We will soon be doing an in-depth look at the attempt by Archbishop Apuron to alienate the Yona property which the Redemptoris Seminary currently occupies. Here is some background reading in Canon Law.
Can. 1290 The general and particular provisions which the civil law in a territory has established for contracts and their disposition are to be observed with the same eVects in canon law insofar as the matters are subject to the power of governance of the Church unless the provisions are contrary to divine law or canon law provides otherwise, and without prejudice to the prescript of ⇒ can. 1547.
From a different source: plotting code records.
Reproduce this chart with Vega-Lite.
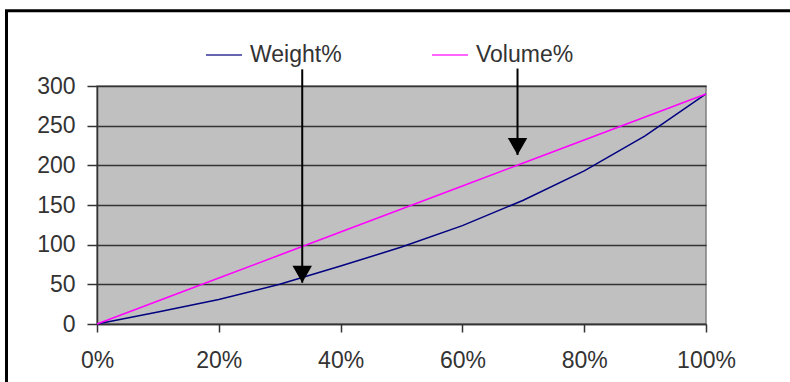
{
  "$schema": "https://vega.github.io/schema/vega-lite/v6.json",
  "width": 609,
  "height": 238,
  "autosize": {"type": "none"},
  "padding": {"left": 97, "top": 86, "right": 84, "bottom": 58},
  "background": "white",
  "config": {
    "font": "Liberation Sans",
    "view": {"fill": "#C0C0C0", "stroke": "#808080", "strokeWidth": 1.5}
  },
  "datasets": {
    "series": [
      {"pct": 0.0, "value": 0, "series": "Weight%"},
      {"pct": 0.1, "value": 15, "series": "Weight%"},
      {"pct": 0.2, "value": 31, "series": "Weight%"},
      {"pct": 0.3, "value": 50, "series": "Weight%"},
      {"pct": 0.4, "value": 73, "series": "Weight%"},
      {"pct": 0.5, "value": 97, "series": "Weight%"},
      {"pct": 0.6, "value": 124, "series": "Weight%"},
      {"pct": 0.7, "value": 156, "series": "Weight%"},
      {"pct": 0.8, "value": 193, "series": "Weight%"},
      {"pct": 0.9, "value": 237, "series": "Weight%"},
      {"pct": 1.0, "value": 290, "series": "Weight%"},
      {"pct": 0.0, "value": 0, "series": "Volume%"},
      {"pct": 0.1, "value": 29, "series": "Volume%"},
      {"pct": 0.2, "value": 58, "series": "Volume%"},
      {"pct": 0.3, "value": 87, "series": "Volume%"},
      {"pct": 0.4, "value": 116, "series": "Volume%"},
      {"pct": 0.5, "value": 145, "series": "Volume%"},
      {"pct": 0.6, "value": 174, "series": "Volume%"},
      {"pct": 0.7, "value": 203, "series": "Volume%"},
      {"pct": 0.8, "value": 232, "series": "Volume%"},
      {"pct": 0.9, "value": 261, "series": "Volume%"},
      {"pct": 1.0, "value": 290, "series": "Volume%"}
    ],
    "arrows": [
      {"pct": 0.337, "value": 52, "top": 321},
      {"pct": 0.6905, "value": 213, "top": 322}
    ]
  },
  "layer": [
    {
      "data": {"name": "series"},
      "mark": {"type": "line", "strokeWidth": 1.5},
      "encoding": {
        "x": {
          "field": "pct", "type": "quantitative", "title": null,
          "scale": {"domain": [0, 1], "nice": false},
          "axis": {
            "values": [0, 0.2, 0.4, 0.6, 0.8, 1],
            "tickCount": 20,
            "format": ".0%",
            "grid": false,
            "tickSize": 8,
            "tickColor": "#333333",
            "tickWidth": 1.5,
            "domainColor": "#333333",
            "domainWidth": 1.5,
            "labelPadding": 17,
            "labelFontSize": 23,
            "labelColor": "#333333",
            "labelFlush": false,
            "labelOverlap": false
          }
        },
        "y": {
          "field": "value", "type": "quantitative", "title": null,
          "scale": {"domain": [0, 300], "nice": false},
          "axis": {
            "values": [0, 50, 100, 150, 200, 250, 300],
            "tickCount": 20,
            "grid": true,
            "gridColor": "#333333",
            "gridWidth": 1.5,
            "tickSize": 10,
            "tickColor": "#333333",
            "tickWidth": 1.5,
            "domainColor": "#333333",
            "domainWidth": 1.5,
            "labelPadding": 12,
            "labelFontSize": 23,
            "labelColor": "#333333",
            "labelFlush": false,
            "labelOverlap": false
          }
        },
        "color": {
          "field": "series", "type": "nominal",
          "scale": {"domain": ["Weight%", "Volume%"], "range": ["#000080", "#FF00FF"]},
          "legend": {
            "orient": "none",
            "legendX": 108,
            "legendY": -50,
            "direction": "horizontal",
            "title": null,
            "symbolType": "stroke",
            "symbolSize": 1296,
            "symbolStrokeWidth": 2,
            "symbolOpacity": 0.6,
            "labelFontSize": 23,
            "labelColor": "#333333",
            "labelOffset": 7,
            "columnPadding": 86
          }
        }
      }
    },
    {
      "data": {"name": "arrows"},
      "mark": {"type": "rule", "color": "black", "strokeWidth": 2},
      "encoding": {
        "x": {"field": "pct", "type": "quantitative"},
        "y": {"field": "value", "type": "quantitative"},
        "y2": {"field": "top"}
      }
    },
    {
      "data": {"name": "arrows"},
      "mark": {"type": "point", "shape": "M-1,-1.75L1,-1.75L0,0Z", "filled": true, "color": "black", "opacity": 1, "size": 380},
      "encoding": {
        "x": {"field": "pct", "type": "quantitative"},
        "y": {"field": "value", "type": "quantitative"}
      }
    },
    {
      "data": {"values": [{}]},
      "mark": {"type": "rect", "fillOpacity": 0, "stroke": "black", "strokeWidth": 3},
      "encoding": {
        "x": {"datum": -0.1486, "type": "quantitative"},
        "x2": {"datum": 2},
        "y": {"datum": 395, "type": "quantitative"},
        "y2": {"datum": -200}
      }
    }
  ]
}
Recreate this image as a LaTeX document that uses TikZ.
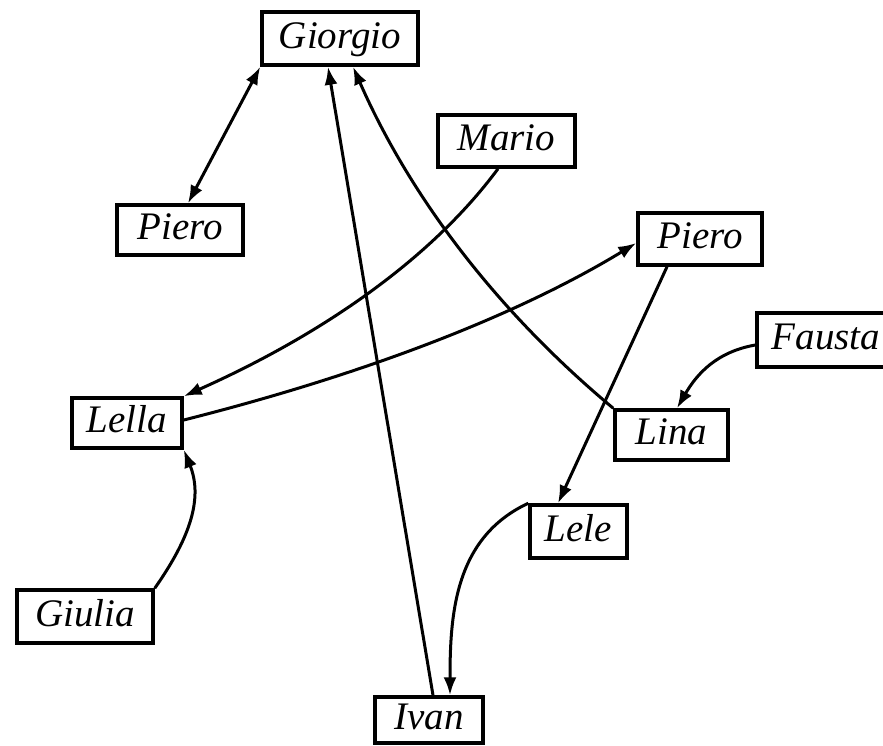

Can. 1291 The permission of the authority competent according to the norm of law is required for the valid alienation of goods which constitute by legitimate designation the stable patrimony of a public juridic person and whose value exceeds the sum defined by law.
Can. 1292 §1. Without prejudice to the prescript of ⇒ can. 638, §3, when the value of the goods whose alienation is proposed falls within the minimum and maximum amounts to be defined by the conference of bishops for its own region, the competent authority is determined by the statutes of juridic persons if they are not subject to the diocesan bishop; otherwise, the competent authority is the diocesan bishop with the consent of the finance council, the college of consultors, and those concerned. The diocesan bishop himself also needs their consent to alienate the goods of the diocese.
§2. The permission of the Holy See is also required for the valid alienation of goods whose value exceeds the maximum amount, goods given to the Church by vow, or goods precious for artistic or historical reasons.
§3. If the asset to be alienated is divisible, the parts already alienated must be mentioned when seeking permission for the alienation; otherwise the permission is invalid.
§4. Those who by advice or consent must take part in alienating goods are not to offer advice or consent unless they have first been thoroughly informed both of the economic state of the juridic person whose goods are proposed for alienation and of previous alienations.
Can. 1293 §1. The alienation of goods whose value exceeds the defined minimum amount also requires the following:
1/ a just cause, such as urgent necessity, evident advantage, piety, charity, or some other grave pastoral reason;
2/ a written appraisal by experts of the asset to be alienated.
§2. Other precautions prescribed by legitimate authority are also to be observed to avoid harm to the Church.
Can. 1294 §1. An asset ordinarily must not be alienated for a price less than that indicated in the appraisal.
§2. The money received from the alienation is either to be invested carefully for the advantage of the Church or to be expended prudently according to the purposes of the alienation.
Can. 1295 The requirements of ⇒ cann. 1291-1294, to which the statutes of juridic persons must also conform, must be observed not only in alienation but also in any transaction which can worsen the patrimonial condition of a juridic person.
Can. 1296 Whenever ecclesiastical goods have been alienated without the required canonical formalities but the alienation is valid civilly, it is for the competent authority, after having considered everything thoroughly, to decide whether and what type of action, namely, personal or real, is to be instituted by whom and against whom in order to vindicate the rights of the Church.
Can. 1297 Attentive to local circumstances, it is for the conference of bishops to establish norms for the leasing of Church goods, especially regarding the permission to be obtained from competent ecclesiastical authority.
Can. 1298 Unless an asset is of little value, ecclesiastical goods are not to be sold or leased to the administrators of these goods or to their relatives up to the fourth degree of consanguinity or affinity without the special written permission of competent authority.